Does design matter for markets?
This article concerns the intriguing appointment of a chief design officer at pharmaceutical giant Johnson and Johnson, known to most for us for consumer products such as Band Aid, Lisertine and Tylenol, but owing its $275 billion market capitalisation to the 80% of revenues that derive from pharmaceuticals and medical devices.
The appointment of Ernesto Quinteros, announced on March 20 2014, signals a board-level belief that great design wins market share. But it's not just looking pretty that counts - it is the melding of design to functionality that drives sales.
In the prescription drugs area, the zeitgeist is for product and packaging design that delivers health benefits: handy packs that remind patients when to take a pill (eg, bottles that light up at dose time) or that they already took one (eg, tear strips), or smart pills that sense serum levels of active drug and adjust reminders accordingly. One of the biggest problems in healthcare is that many patients simply don’t take their medication, particularly those on multiple pills (who are often elderly and forgetful). While I have not seen an economic analysis of the impact of forgetful patients on drug company revenues, one useful byproduct of well-disciplined patients is that they consume more pills, which creates more frequent repeat prescriptions.
Market theorists explain the correlation between design, brand value and market-to-book ratios of US consumer products companies as deriving from an “economic moat”, in which design helps to protect branded companies from competition. Interbrand has quantified the value of this effect, proposing that it explains, for example, as much as 13% of Apple’s industry outperformance in sales.
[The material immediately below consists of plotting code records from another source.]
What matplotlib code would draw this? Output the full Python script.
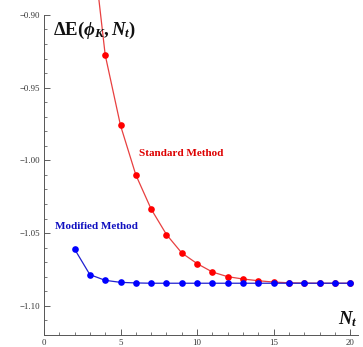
import numpy as np
import matplotlib
matplotlib.use('Agg')
import matplotlib.pyplot as plt
from matplotlib.ticker import MultipleLocator, FuncFormatter

plt.rcParams['mathtext.fontset'] = 'custom'
plt.rcParams['mathtext.rm'] = 'Liberation Serif:bold'
plt.rcParams['mathtext.it'] = 'Liberation Serif:bold:italic'
plt.rcParams['mathtext.bf'] = 'Liberation Serif:bold'

Nt = [2, 3, 4, 5, 6, 7, 8, 9, 10, 11, 12, 13, 14, 15, 16, 17, 18, 19, 20]
standard = [-0.70, -0.835, -0.9275, -0.976, -1.010, -1.0335, -1.051, -1.0637, -1.071,
            -1.0768, -1.080, -1.0816, -1.0828, -1.0837, -1.0842, -1.0844, -1.0845,
            -1.0845, -1.0845]
modified = [-1.061, -1.0786, -1.0825, -1.0839, -1.0843, -1.0845, -1.0845, -1.0845,
            -1.0845, -1.0845, -1.0845, -1.0845, -1.0845, -1.0845, -1.0845, -1.0845,
            -1.0845, -1.0845, -1.0845]

fig = plt.figure(figsize=(3.63, 3.47), dpi=100)
ax = fig.add_axes([0.121, 0.035, 0.865, 0.922])

ax.plot(Nt, standard, '-', color='#e84040', lw=0.9, clip_on=False, zorder=2)
ax.plot(Nt, standard, 'o', color='#ff0000', ms=4.8, mec='none', clip_on=False, zorder=3)
ax.plot(Nt, modified, '-', color='#2020d0', lw=0.9, zorder=4)
ax.plot(Nt, modified, 'o', color='#0000ff', ms=4.8, mec='none', zorder=5)

ax.set_xlim(0, 20.5)
ax.set_ylim(-1.12, -0.90)

ax.xaxis.set_major_locator(MultipleLocator(5))
ax.xaxis.set_minor_locator(MultipleLocator(1))
ax.yaxis.set_major_locator(MultipleLocator(0.05))
ax.yaxis.set_minor_locator(MultipleLocator(0.01))
ax.yaxis.set_major_formatter(FuncFormatter(lambda v, p: '\u2212%.2f' % abs(v)))
ax.tick_params(which='both', direction='in', top=False, right=False,
               labelsize=6.3, colors='#444444', labelcolor='#333333')
ax.tick_params(which='major', length=4, width=0.6, pad=3)
ax.tick_params(which='minor', length=2.2, width=0.5)
for t in ax.get_xticklabels() + ax.get_yticklabels():
    t.set_family('Liberation Serif')

for s in ['top', 'right']:
    ax.spines[s].set_visible(False)
for s in ['left', 'bottom']:
    ax.spines[s].set_color('#555555')
    ax.spines[s].set_linewidth(0.7)

ax.text(0.6, -0.9105, r'$\Delta\mathrm{E}(\phi_K, N_t)$', fontsize=13.5, color='#111111',
        ha='left', va='center')
ax.text(19.2, -1.1095, r'$N_t$', fontsize=13.5, color='#111111', ha='left', va='center')

ax.text(6.2, -0.9955, 'Standard Method', family='Liberation Serif', weight='bold',
        fontsize=8, color='#dd0000', ha='left', va='center')
ax.text(0.7, -1.0455, 'Modified Method', family='Liberation Serif', weight='bold',
        fontsize=8, color='#1010c0', ha='left', va='center')

fig.savefig('out.png', dpi=100)
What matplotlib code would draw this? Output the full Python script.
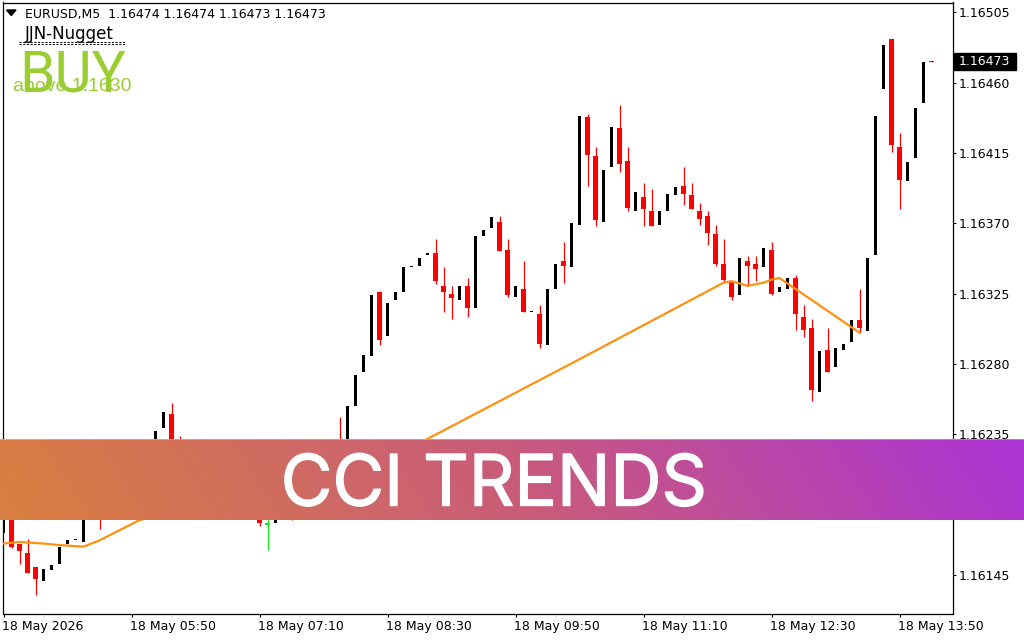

However, while there is broad consensus that design/branding supports market value in consumer products companies, these findings do not apply equally across all industries. For example, a 2012 study by Colleen Kirk in the Journal of Brand Management found that in industrial companies, this relationship is much more tenuous. Comparing industrial companies such as Accenture, Caterpillar, Cisco and GE to consumer products companies such as Coca-Cola, Colgate Palmolive and Disney, the relative impact of design/branding was significantly different.
Perhaps unsurprisingly, industrial companies seem to be less affected by design and branding than their consumer products cousins. In industrial sectors company perception factors such as pricing, infrastructure, balance sheet, service and support were much more important for sales than product perception.
This industry sector distinction for the relationship between brand equity and market performance is not picked up by traditional brand equity methodology. Therefore, there seems to be great value for those professional/financial service or industrial companies which can figure out how design/branding spend can translate into higher-quality sales/sticky customers. While brand initiatives are commonplace (witness PwC Consulting’s disastrous £75 million re-launch as Monday or British Airways' successful migration to BA), I am hard pressed to find a services or industrial company that has succeeded to the extent that its brand equity has tangibly affected longer-term stock price. If anyone out there has some suggestions, I would love to hear them.
When writing this article, I ran the last five years' stock market performance of the world's top 10 'meaningful' brands (as defined by HAVAS) against the Bloomberg World Index (see graph below). The companies studied were Google, Samsung, Microsoft, Nestlé, Sony, Ikea, Dove, Nike, Wal-Mart, Danone, Procter & Gamble and Philips. The results were inconclusive, with as many brands above the line as below and a lot of volatility.
Click image to enlarge
My conclusion? Just as for my previous research into patents and R&D spend, trying to tie single factors to corporate performance over the medium (five-year) term is not a great investment strategy. Markets are unfortunately more complex than that. Perhaps the notion of great branding driving performance is a rationalisation of survivor bias. After all, those great brand ideas that failed are not part of the analysis.